>> begin
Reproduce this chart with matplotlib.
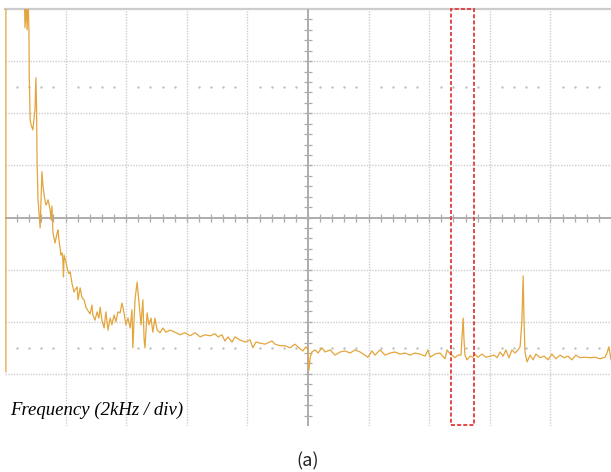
import numpy as np
import matplotlib
matplotlib.use('Agg')
from matplotlib import pyplot as plt
from matplotlib.patches import Rectangle

# spectrum trace, frequency in kHz (2 kHz / div), amplitude in divisions (0..8)
freq = [0.03, 0.03, 0.63, 0.66, 0.70, 0.73, 0.76, 0.79, 0.80, 0.83, 0.86, 0.92, 0.99, 1.02, 1.04,
        1.06, 1.09, 1.16, 1.22, 1.25, 1.29, 1.35, 1.39, 1.42, 1.49, 1.52, 1.55, 1.58, 1.65, 1.72,
        1.75, 1.78, 1.85, 1.88, 1.91, 1.93, 1.95, 2.01, 2.05, 2.11, 2.15, 2.21, 2.28, 2.31, 2.38,
        2.41, 2.48, 2.54, 2.61, 2.67, 2.74, 2.81, 2.87, 2.90, 2.97, 3.04, 3.10, 3.14, 3.20, 3.27,
        3.33, 3.40, 3.47, 3.53, 3.60, 3.66, 3.73, 3.80, 3.86, 3.93, 3.99, 4.06, 4.13, 4.19, 4.22,
        4.29, 4.36, 4.42, 4.49, 4.55, 4.59, 4.62, 4.69, 4.75, 4.82, 4.88, 4.95, 5.02, 5.12, 5.21,
        5.31, 5.45, 5.61, 5.78, 5.94, 6.11, 6.27, 6.44, 6.60, 6.77, 6.93, 7.03, 7.16, 7.26, 7.36,
        7.49, 7.59, 7.76, 7.92, 8.09, 8.18, 8.28, 8.42, 8.58, 8.81, 8.91, 9.08, 9.24, 9.41, 9.57,
        9.74, 9.83, 9.93, 10.00, 10.03, 10.07, 10.13, 10.23, 10.33, 10.46, 10.56, 10.73, 10.89, 11.06, 11.22,
        11.39, 11.55, 11.72, 11.98, 12.11, 12.21, 12.38, 12.54, 12.71, 12.87, 13.04, 13.20, 13.37, 13.53, 13.70,
        13.86, 13.96, 14.03, 14.19, 14.36, 14.52, 14.59, 14.69, 14.75, 14.85, 14.95, 15.05, 15.08, 15.12, 15.15,
        15.18, 15.25, 15.35, 15.45, 15.51, 15.61, 15.74, 15.87, 16.01, 16.14, 16.24, 16.34, 16.44, 16.53, 16.63,
        16.73, 16.83, 16.93, 17.00, 17.06, 17.10, 17.13, 17.16, 17.23, 17.33, 17.43, 17.52, 17.66, 17.79, 17.92,
        18.05, 18.18, 18.32, 18.45, 18.58, 18.71, 18.84, 18.98, 19.14, 19.31, 19.47, 19.64, 19.80, 19.87, 19.93,
        20.00]
amp = [1.04, 8.50, 8.50, 7.64, 8.10, 7.60, 8.20, 7.60, 6.74, 5.87, 5.78, 5.68, 6.07, 6.68, 6.16,
       5.01, 4.34, 3.80, 4.88, 4.63, 4.43, 4.24, 4.28, 4.34, 4.15, 3.95, 4.22, 3.72, 3.51, 3.70,
       3.76, 3.57, 3.28, 3.32, 3.19, 2.86, 3.28, 3.15, 3.03, 2.92, 2.96, 2.74, 2.57, 2.61, 2.67,
       2.42, 2.65, 2.46, 2.42, 2.28, 2.21, 2.15, 2.32, 2.13, 2.03, 2.19, 2.07, 2.28, 2.03, 1.88,
       2.19, 1.84, 2.07, 1.94, 2.13, 2.00, 2.19, 2.17, 2.36, 2.17, 1.94, 2.07, 1.88, 2.23, 1.50,
       2.42, 2.76, 2.38, 1.94, 2.42, 1.67, 1.50, 2.17, 1.94, 2.07, 1.80, 2.07, 1.84, 1.79, 1.88,
       1.80, 1.84, 1.80, 1.75, 1.79, 1.73, 1.79, 1.71, 1.75, 1.73, 1.77, 1.71, 1.75, 1.63, 1.71,
       1.61, 1.71, 1.65, 1.61, 1.65, 1.50, 1.61, 1.59, 1.57, 1.63, 1.57, 1.54, 1.54, 1.50, 1.57,
       1.48, 1.44, 1.52, 1.46, 1.07, 1.31, 1.42, 1.46, 1.40, 1.50, 1.42, 1.46, 1.36, 1.42, 1.44,
       1.40, 1.46, 1.42, 1.32, 1.44, 1.36, 1.46, 1.36, 1.40, 1.42, 1.38, 1.40, 1.36, 1.40, 1.38,
       1.34, 1.46, 1.32, 1.38, 1.40, 1.29, 1.46, 1.38, 1.36, 1.31, 1.36, 1.36, 1.65, 2.07, 1.65,
       1.36, 1.27, 1.34, 1.32, 1.38, 1.32, 1.38, 1.32, 1.34, 1.36, 1.31, 1.42, 1.34, 1.46, 1.31,
       1.46, 1.40, 1.46, 1.52, 2.03, 2.88, 2.03, 1.42, 1.23, 1.36, 1.27, 1.38, 1.31, 1.34, 1.27,
       1.38, 1.29, 1.36, 1.31, 1.34, 1.27, 1.36, 1.31, 1.32, 1.31, 1.32, 1.29, 1.32, 1.40, 1.52,
       1.27]

# highlighted band (kHz)
box_lo, box_hi = 14.72, 15.48

fig = plt.figure(figsize=(6.11, 4.72), dpi=100)
ax = fig.add_axes([5 / 611, 46 / 472, 606 / 611, 417 / 472])
ax.set_xlim(0, 20)
ax.set_ylim(0, 8)
ax.axis('off')

grid_c = '#cdcdcd'
for gx in [2, 4, 6, 8, 12, 14, 16, 18]:
    ax.axvline(gx, color=grid_c, lw=1.0, ls=(0, (1, 1)), zorder=1)
for gy in [1, 2, 3, 5, 6, 7]:
    ax.axhline(gy, color=grid_c, lw=1.0, ls=(0, (1, 1)), zorder=1)
ax.axhline(8, color='#cccccc', lw=1.6, clip_on=False, zorder=1)

# centre cross with minor ticks
ax.axvline(10, color='#adadad', lw=1.4, zorder=1)
ax.axhline(4, color='#adadad', lw=1.4, zorder=1)
xt = np.arange(0.4, 20, 0.4)
yt = np.arange(0.2, 8, 0.2)
ax.plot(xt, np.full(len(xt), 4), ls='none', marker='|', ms=6, mew=0.9, color='#adadad', zorder=1)
ax.plot(np.full(len(yt), 10), yt, ls='none', marker='_', ms=6, mew=0.9, color='#adadad', zorder=1)

# dotted rows
dx = [v for v in np.arange(0.4, 20, 0.4) if abs(v / 2 - round(v / 2)) > 0.01]
for ry in [1.5, 6.5]:
    ax.plot(dx, np.full(len(dx), ry), ls='none', marker='.', ms=1.4, color='#bdbdbd', zorder=1)

ax.plot(freq, amp, color='#e3a53c', lw=0.9, zorder=3)

ax.add_patch(Rectangle((box_lo, 0.02), box_hi - box_lo, 7.98, fill=False, edgecolor='#e03a3a',
                       lw=1.3, ls=(0, (2.2, 1.2)), clip_on=False, zorder=4))

fig.text(10 / 611, (472 - 415) / 472, 'Frequency (2kHz / div)', family='Liberation Serif',
         style='italic', fontsize=13.5, va='baseline', ha='left')
fig.text(308 / 611, (472 - 461) / 472, '(a)', family=['Noto Sans CJK KR', 'DejaVu Sans'],
         fontsize=13, ha='center', va='center', color='#222222')

plt.savefig('out.png', dpi=100)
>> end
DIRECTIONS. In the data above, please extract the lines from the first one through the line with "from matplotlib.patches import Rectangle", exactly, and keep pictures out.

FULL OUTPUT.
Reproduce this chart with matplotlib.
import numpy as np
import matplotlib
matplotlib.use('Agg')
from matplotlib import pyplot as plt
from matplotlib.patches import Rectangle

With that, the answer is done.